WASHINGTON — The body of former President George H.W. Bush arrived at the U.S. Capitol Monday afternoon to begin several days of Washington tributes and all the solemn ceremony befitting a nation’s fallen leader.
The President’s cortège, and a flight of gleaming black limousines, arrived on a fading autumn day at the traditional site of public leave taking after a journey from Houston, where Bush died Friday at the age of 94.
As the sky grew pink to the East, and the Marione Band played hymns, an eight-man military team of bearers carried the casket one step at a time up the long flight at the east front of the Capitol.
The crash of an artillery salute, fired before the memorial to Gen. Ulysses S. Grant, echoed over the grounds.
The casket was placed on the same pine board catalfalque, covered in black fabric, that held the coffin of Abraham Lincoln after he was assassinated in 1865.
And 180 feet above, in the “eye” of the Rotunda, was the 1851 fresco depicting the exaltation of the nation’s first president, George Washington.
Among the gathered dignitaries there, was Vice President Mike Pence.

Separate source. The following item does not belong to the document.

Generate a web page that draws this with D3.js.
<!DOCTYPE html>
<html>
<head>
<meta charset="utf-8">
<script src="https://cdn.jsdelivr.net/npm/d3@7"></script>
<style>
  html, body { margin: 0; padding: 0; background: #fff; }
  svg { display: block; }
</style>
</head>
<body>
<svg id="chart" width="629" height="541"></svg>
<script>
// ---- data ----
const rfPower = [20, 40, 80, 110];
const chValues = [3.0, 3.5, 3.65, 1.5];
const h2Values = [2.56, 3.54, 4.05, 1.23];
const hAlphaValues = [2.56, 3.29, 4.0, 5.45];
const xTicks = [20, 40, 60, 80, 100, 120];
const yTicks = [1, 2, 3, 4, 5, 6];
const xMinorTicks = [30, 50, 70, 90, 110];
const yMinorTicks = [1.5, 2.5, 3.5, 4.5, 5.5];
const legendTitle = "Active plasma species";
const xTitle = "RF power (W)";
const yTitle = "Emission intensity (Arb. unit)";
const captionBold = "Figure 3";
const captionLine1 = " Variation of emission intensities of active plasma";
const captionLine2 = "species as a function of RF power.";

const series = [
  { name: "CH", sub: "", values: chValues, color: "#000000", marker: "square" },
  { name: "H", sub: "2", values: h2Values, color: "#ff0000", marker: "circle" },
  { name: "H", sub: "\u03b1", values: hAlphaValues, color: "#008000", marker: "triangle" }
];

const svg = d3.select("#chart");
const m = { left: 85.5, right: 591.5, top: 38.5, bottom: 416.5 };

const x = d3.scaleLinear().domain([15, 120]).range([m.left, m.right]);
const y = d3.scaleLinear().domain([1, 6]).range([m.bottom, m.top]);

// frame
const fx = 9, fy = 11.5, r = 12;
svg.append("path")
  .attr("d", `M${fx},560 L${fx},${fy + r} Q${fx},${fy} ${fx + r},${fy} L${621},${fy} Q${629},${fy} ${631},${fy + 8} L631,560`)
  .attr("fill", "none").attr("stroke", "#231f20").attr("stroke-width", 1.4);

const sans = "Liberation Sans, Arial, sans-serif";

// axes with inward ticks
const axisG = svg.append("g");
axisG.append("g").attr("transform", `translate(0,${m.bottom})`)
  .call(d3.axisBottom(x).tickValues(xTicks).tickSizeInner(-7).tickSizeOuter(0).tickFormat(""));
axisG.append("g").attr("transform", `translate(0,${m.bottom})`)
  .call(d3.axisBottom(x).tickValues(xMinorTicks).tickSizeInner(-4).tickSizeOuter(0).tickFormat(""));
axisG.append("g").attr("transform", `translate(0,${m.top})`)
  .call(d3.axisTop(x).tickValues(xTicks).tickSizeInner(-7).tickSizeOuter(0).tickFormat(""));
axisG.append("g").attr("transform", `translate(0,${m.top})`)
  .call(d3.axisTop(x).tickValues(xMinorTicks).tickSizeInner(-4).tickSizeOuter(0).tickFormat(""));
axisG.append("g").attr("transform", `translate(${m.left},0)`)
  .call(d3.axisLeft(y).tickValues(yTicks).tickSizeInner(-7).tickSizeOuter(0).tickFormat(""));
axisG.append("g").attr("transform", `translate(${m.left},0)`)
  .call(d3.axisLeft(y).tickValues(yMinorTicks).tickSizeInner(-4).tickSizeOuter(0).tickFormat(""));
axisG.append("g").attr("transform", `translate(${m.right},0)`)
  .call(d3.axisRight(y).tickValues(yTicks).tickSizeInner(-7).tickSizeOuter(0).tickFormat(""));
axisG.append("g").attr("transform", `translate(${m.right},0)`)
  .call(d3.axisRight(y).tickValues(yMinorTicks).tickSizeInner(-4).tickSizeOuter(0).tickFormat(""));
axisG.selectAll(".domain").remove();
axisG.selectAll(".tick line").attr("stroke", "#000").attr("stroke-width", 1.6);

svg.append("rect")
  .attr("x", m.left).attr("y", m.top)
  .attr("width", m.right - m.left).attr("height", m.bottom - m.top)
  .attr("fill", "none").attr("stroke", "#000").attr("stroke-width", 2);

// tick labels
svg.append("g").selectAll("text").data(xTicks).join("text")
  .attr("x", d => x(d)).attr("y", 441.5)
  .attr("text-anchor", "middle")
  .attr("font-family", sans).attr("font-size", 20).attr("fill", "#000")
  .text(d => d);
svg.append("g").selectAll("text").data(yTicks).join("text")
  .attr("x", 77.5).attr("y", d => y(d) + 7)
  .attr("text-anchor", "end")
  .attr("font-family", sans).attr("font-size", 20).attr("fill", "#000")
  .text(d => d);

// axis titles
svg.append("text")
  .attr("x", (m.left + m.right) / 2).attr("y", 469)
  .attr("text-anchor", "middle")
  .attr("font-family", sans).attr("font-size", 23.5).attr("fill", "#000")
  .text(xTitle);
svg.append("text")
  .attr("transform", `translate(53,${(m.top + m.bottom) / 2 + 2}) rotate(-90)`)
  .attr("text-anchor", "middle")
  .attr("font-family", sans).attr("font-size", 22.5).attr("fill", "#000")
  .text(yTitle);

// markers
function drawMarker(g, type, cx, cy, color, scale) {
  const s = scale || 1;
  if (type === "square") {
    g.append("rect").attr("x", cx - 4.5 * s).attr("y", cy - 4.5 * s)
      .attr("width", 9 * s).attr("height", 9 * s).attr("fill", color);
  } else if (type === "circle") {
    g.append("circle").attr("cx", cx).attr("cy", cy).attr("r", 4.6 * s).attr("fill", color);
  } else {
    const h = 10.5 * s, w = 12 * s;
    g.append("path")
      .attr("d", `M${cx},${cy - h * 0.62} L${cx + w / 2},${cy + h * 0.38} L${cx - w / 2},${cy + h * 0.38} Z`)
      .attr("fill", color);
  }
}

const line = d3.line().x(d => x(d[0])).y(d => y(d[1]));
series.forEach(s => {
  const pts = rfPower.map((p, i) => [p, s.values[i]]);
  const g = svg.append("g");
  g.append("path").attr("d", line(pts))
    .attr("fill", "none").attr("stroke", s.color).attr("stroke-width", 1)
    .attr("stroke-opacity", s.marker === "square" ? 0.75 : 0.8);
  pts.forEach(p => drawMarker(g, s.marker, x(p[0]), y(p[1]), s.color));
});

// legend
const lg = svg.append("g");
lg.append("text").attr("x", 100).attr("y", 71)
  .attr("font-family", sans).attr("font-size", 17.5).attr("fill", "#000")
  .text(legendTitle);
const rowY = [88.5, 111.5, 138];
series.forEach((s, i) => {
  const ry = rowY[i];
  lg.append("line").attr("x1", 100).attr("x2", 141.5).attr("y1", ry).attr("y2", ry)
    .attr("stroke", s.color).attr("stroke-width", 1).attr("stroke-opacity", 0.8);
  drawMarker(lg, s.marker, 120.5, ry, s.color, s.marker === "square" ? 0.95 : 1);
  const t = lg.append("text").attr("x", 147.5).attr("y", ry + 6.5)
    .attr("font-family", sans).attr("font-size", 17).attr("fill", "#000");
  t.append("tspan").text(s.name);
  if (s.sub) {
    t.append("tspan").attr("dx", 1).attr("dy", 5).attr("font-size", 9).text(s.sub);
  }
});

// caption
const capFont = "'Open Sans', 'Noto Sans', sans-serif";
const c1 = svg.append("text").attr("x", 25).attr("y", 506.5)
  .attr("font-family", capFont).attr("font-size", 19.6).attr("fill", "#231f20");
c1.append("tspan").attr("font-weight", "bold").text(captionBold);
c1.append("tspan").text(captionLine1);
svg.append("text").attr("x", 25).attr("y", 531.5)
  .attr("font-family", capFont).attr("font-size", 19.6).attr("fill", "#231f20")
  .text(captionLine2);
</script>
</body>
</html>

“President Bush was a great leader, who made a great difference in the life of this nation,” he said. “But he was also just a good man, who was devoted to his wife, his family, and his friends.”
Senate Majority Mitch McConnell, R-Ky., called Bush a hero, and “a steady hand.”
Amid the speeches and the pomp, Bush’s son, former President George W. Bush sat, looking haggard with grief.
The late President’s casket and his family had arrived at Joint Base Andrews earlier on a presidential jumbo jet that landed at the base in suburban Maryland at about 3:20 p.m.
The plane arrived under a blue sky and rolled down the empty runway. When it came to a stop, a blue truck bearing the presidential seal pulled up to the plane to remove the casket from the aircraft.
As an Air Force band played the hymn “America,” and a blue Air Force flag flew at half-mast, the President’s casket was placed in a black hearse for the journey to the Capitol.
Four artillery pieces fired salutes as a drum rolled.
Earlier, in Houston, another band had played the haunting Navy Hymn, and smoke from an artillery salute blew across the airport tarmac as the late President began his final journey to Washington.
The band played “Ruffles and Flourishes” and “Hail to the Chief,” and the President’s son, former President George W. Bush, and his wife, former first lady Laura Bush, led the Bush family aboard a blue and white jumbo jet.
The plane took off at 12:14 p.m.
Bush will lie in state in the Capitol Rotunda through 7 a.m. Wednesday.
His casket was placed on the Lincoln Catafalque, the same pine board box on which rested the coffin of President Abraham Lincoln after his assassination in 1865.
After a private arrival ceremony with the Bush family and members of Congress, the Rotunda opened to the public.
The viewing in the Rotunda will continue Tuesday and will end at 7 a.m. Wednesday.
The last President to lie in state in the Rotunda was Gerald Ford, from Dec. 30, 2006, to Jan. 2, 2007. The last public figure to lie in state there was the late senator John McCain on Aug. 31, according to the Senate Historical Office.
The U.S. Capitol Christmas Tree Lighting Ceremony scheduled for Wednesday was rescheduled to 5 p.m. Thursday.
A funeral is scheduled for 11 a.m. Wednesday at Washington National Cathedral, as the Bush family requested.
After a departure ceremony at 10 a.m. at the Capitol, the former President’s body will be taken to the cathedral via motorcade along Constitution Avenue, Pennsylvania Avenue, Massachusetts Avenue and Wisconsin Avenue.
The state funeral — based on the Burial Rite in the Episcopal Church’s Book of Common Prayer — will be led by the Most Rev. Michael Curry, presiding bishop of the Episcopal Church, the cathedral said.
Also participating will be the Right Rev. Mariann Edgar Budde, Episcopal Bishop of Washington; the Very Rev. Randy Hollerith, dean of Washington National Cathedral; and the Rev. Russell Levenson Jr., rector of St. Martin’s Episcopal Church in Houston.
Bush is to be eulogized by his son, the former President, as well as former Canadian Prime Minister Brian Mulroney, former U.S. Sen. Alan Simpson, and historian Jon Meacham.